Pounds Versus Percent
One last piece to this analysis is looking at what impact these scenarios have on total pounds of components shipped, as you get paid on pounds of components, not percent (in almost all cases). Knowing how many pounds of fat and protein you are shipping, and setting your goals on attaining these benchmarks, is far more aligned with what drives your revenue than deciding you want to hit 4% milkfat, for example. In these examples, Scenario A had the greatest increase in pounds of fat due to the increase in percent, while Scenario B had a minor increase in fat due to volume. Meanwhile, Scenario B made great gains on increasing pounds of protein and edged out Scenario A with more pounds of combined fat and protein at 5.73 pounds versus 5.69 pounds (Figure 3).
The Energy Trade-off
Lastly, as a reminder, more often than not we are aiming for greater components and milk flow to improve our bottom line. However, unless we are adding more energy on top of the current diet or reducing the energy tax from the immune system, there’s usually a trade-off. The nutritional changes we make to increase components often means energy is redirected from flow or body condition.
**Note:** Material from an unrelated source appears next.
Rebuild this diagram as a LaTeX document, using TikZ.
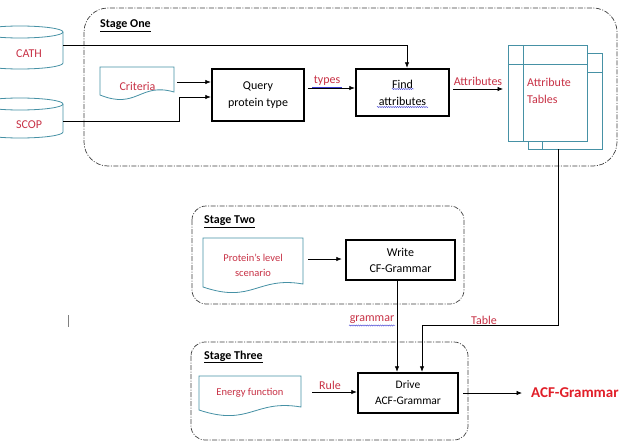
\documentclass[tikz,border=0pt]{standalone}
\usepackage{fontspec}
\setmainfont{Carlito}
\usetikzlibrary{arrows.meta,decorations.pathmorphing}
\definecolor{txtred}{RGB}{200,50,70}
\definecolor{brightred}{RGB}{225,30,40}
\definecolor{tealc}{RGB}{70,145,165}
\definecolor{squig}{RGB}{60,60,210}
\begin{document}
\begin{tikzpicture}[x=1pt,y=-1pt,
  stagebox/.style={draw=black!75, line width=0.7pt, dash pattern=on 5pt off 1.5pt on 1pt off 1.5pt},
  procbox/.style={draw=black, line width=2.4pt, align=center, inner sep=0pt, font=\fontsize{12}{17}\selectfont},
  conn/.style={line width=0.75pt, draw=black},
  arr/.style={conn, -{Latex[length=5.5pt,width=4.5pt]}},
  redlbl/.style={text=txtred, font=\fontsize{12}{14}\selectfont, inner sep=0pt},
  smallred/.style={text=txtred, font=\fontsize{10.5}{15}\selectfont, inner sep=0pt, align=center},
  stagelbl/.style={font=\bfseries\fontsize{12}{14}\selectfont, anchor=west, inner sep=0pt},
  tealline/.style={draw=tealc, line width=0.8pt},
  squiggle/.style={draw=squig, line width=0.4pt, decorate, decoration={snake, amplitude=0.6pt, segment length=2.2pt}},
]
\useasboundingbox (0,0) rectangle (623,444);
\fill[white] (0,0) rectangle (623,444);

% stage frames
\draw[stagebox, rounded corners=24pt] (84,8) rectangle (617,166);
\draw[stagebox, rounded corners=14pt] (192,206) rectangle (464,304);
\draw[stagebox, rounded corners=14pt] (191,342) rectangle (468,440);

\node[stagelbl] (s1) at (100,26) {\underline{Stage One}};
\node[stagelbl] (s2) at (204,222) {\underline{Stage Two}};
\node[stagelbl] (s3) at (204,357) {\underline{Stage Three}};

% databases
\draw[tealline, fill=white] (-23,32) -- (-23,63) arc[start angle=180, end angle=0, x radius=43, y radius=6] -- (63,32);
\draw[tealline, fill=white] (20,32) ellipse [x radius=43, y radius=6];
\node[redlbl] (cath) at (29,54) {CATH};
\draw[tealline, fill=white] (-23,104) -- (-23,132) arc[start angle=180, end angle=0, x radius=43, y radius=6] -- (63,104);
\draw[tealline, fill=white] (20,104) ellipse [x radius=43, y radius=6];
\node[redlbl] (scop) at (29,125) {SCOP};
\coordinate (cathR) at (63,45);
\coordinate (scopR) at (63,121);

% documents
\draw[tealline, fill=white] (174,92) -- (174,67) -- (100,67) -- (100,95) .. controls (137,110) and (140,82) .. (174,92) -- cycle;
\node[redlbl] (crit) at (137.5,86) {Criteria};
\coordinate (critR) at (177,82);

\draw[tealline, fill=white] (303,284) -- (303,238) -- (203,238) -- (203,287) .. controls (253,304) and (257,276) .. (303,284) -- cycle;
\node[smallred] (prot) at (253,265) {Protein's level\\scenario};
\coordinate (protR) at (308,259);

\draw[tealline, fill=white] (301,407) -- (301,376) -- (199,376) -- (199,410) .. controls (250,427) and (254,399) .. (301,407) -- cycle;
\node[smallred] (energy) at (250,393) {Energy function};
\coordinate (energyR) at (312,392);

% process boxes
\node[procbox, minimum width=92pt, minimum height=52pt] (qry) at (258,95) {Query\\protein type};
\node[procbox, minimum width=93pt, minimum height=47pt] (find) at (402.5,92.5) {Find\\attributes};
\node[procbox, minimum width=109pt, minimum height=40pt, font=\fontsize{12}{16}\selectfont] (write) at (400.5,260) {Write\\CF-Grammar};
\node[procbox, minimum width=100pt, minimum height=40pt, font=\fontsize{11.5}{16}\selectfont] (drive) at (408,393) {Drive\\ACF-Grammar};

% attribute tables
\draw[tealline, fill=white] (528,53) rectangle (602,149);
\draw[tealline] (542,53) -- (542,149);
\draw[tealline] (528,72) -- (602,72);
\draw[tealline, fill=white] (508,45) rectangle (587,141);
\draw[tealline] (523,45) -- (523,141);
\draw[tealline] (508,64) -- (587,64);
\node[redlbl, align=left, anchor=west, font=\fontsize{12}{17}\selectfont] (attab) at (527,90.5) {Attribute\\Tables};
\coordinate (attabS) at (558,149);
\coordinate (attabW) at (503,89);

% connectors
\draw[arr] (cathR) -| ([xshift=4.5pt]find.north);
\draw[arr] (critR) -- (qry.west |- critR);
\draw[arr] (scopR) -- (179,121) -- (179,97) -- (qry.west |- 0,97);
\draw[arr] ([xshift=3pt]qry.east |- 0,88) -- (find.west |- 0,88);
\draw[arr] ([xshift=3pt]find.east |- attabW) -- (attabW);
\draw[arr] (protR) -- ([xshift=-3pt]write.west |- protR);
\draw[arr] (energyR) -- (drive.west |- energyR);
\draw[arr] (write.south -| 397,0) -- (drive.north -| 397,0);
\draw[arr] (attabS) -- (558,325) -- (422,325) -- (drive.north -| 422,0);
\coordinate (acfL) at (522,393);
\draw[arr] ([xshift=4pt]drive.east) -- (acfL);

% labels
\node[redlbl] (types) at (327,81) {types};
\node[redlbl] (attrlbl) at (478,81) {Attributes};
\node[redlbl] (gram) at (372,320) {grammar};
\node[redlbl] (tbl) at (484,320) {Table};
\node[redlbl] (rule) at (330,385) {Rule};
\node[text=brightred, font=\bfseries\fontsize{15}{18}\selectfont, inner sep=0pt, anchor=west] (acf) at (531,393) {ACF-Grammar};

% spelling underlines
\draw[squig, line width=0.5pt] (312,87.5) -- (342,87.5);
\draw[squiggle] (392,89) -- (414,89);
\draw[squiggle] (377,107) -- (428,107);
\draw[squiggle] (349,325.5) -- (395,325.5);

% cursor mark
\draw[gray, line width=0.8pt] (68,315) -- (68,327);
\end{tikzpicture}
\end{document}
The challenge is, changes in milkfat percent are quite easy to measure, while real changes in milk flow are harder to pick up above the noise of normal variability on the dairy. Regardless of our challenge with measurement, the biology of shifting energy between flow and components is not negated.
Join me in saying no to mental math. Utilize this milk and fat valuator, your own custom spreadsheet, or other tools available on your milk-processor portal to weigh the benefits of more components versus flow and to accurately solve for the best decisions for your dairy’s bottom line.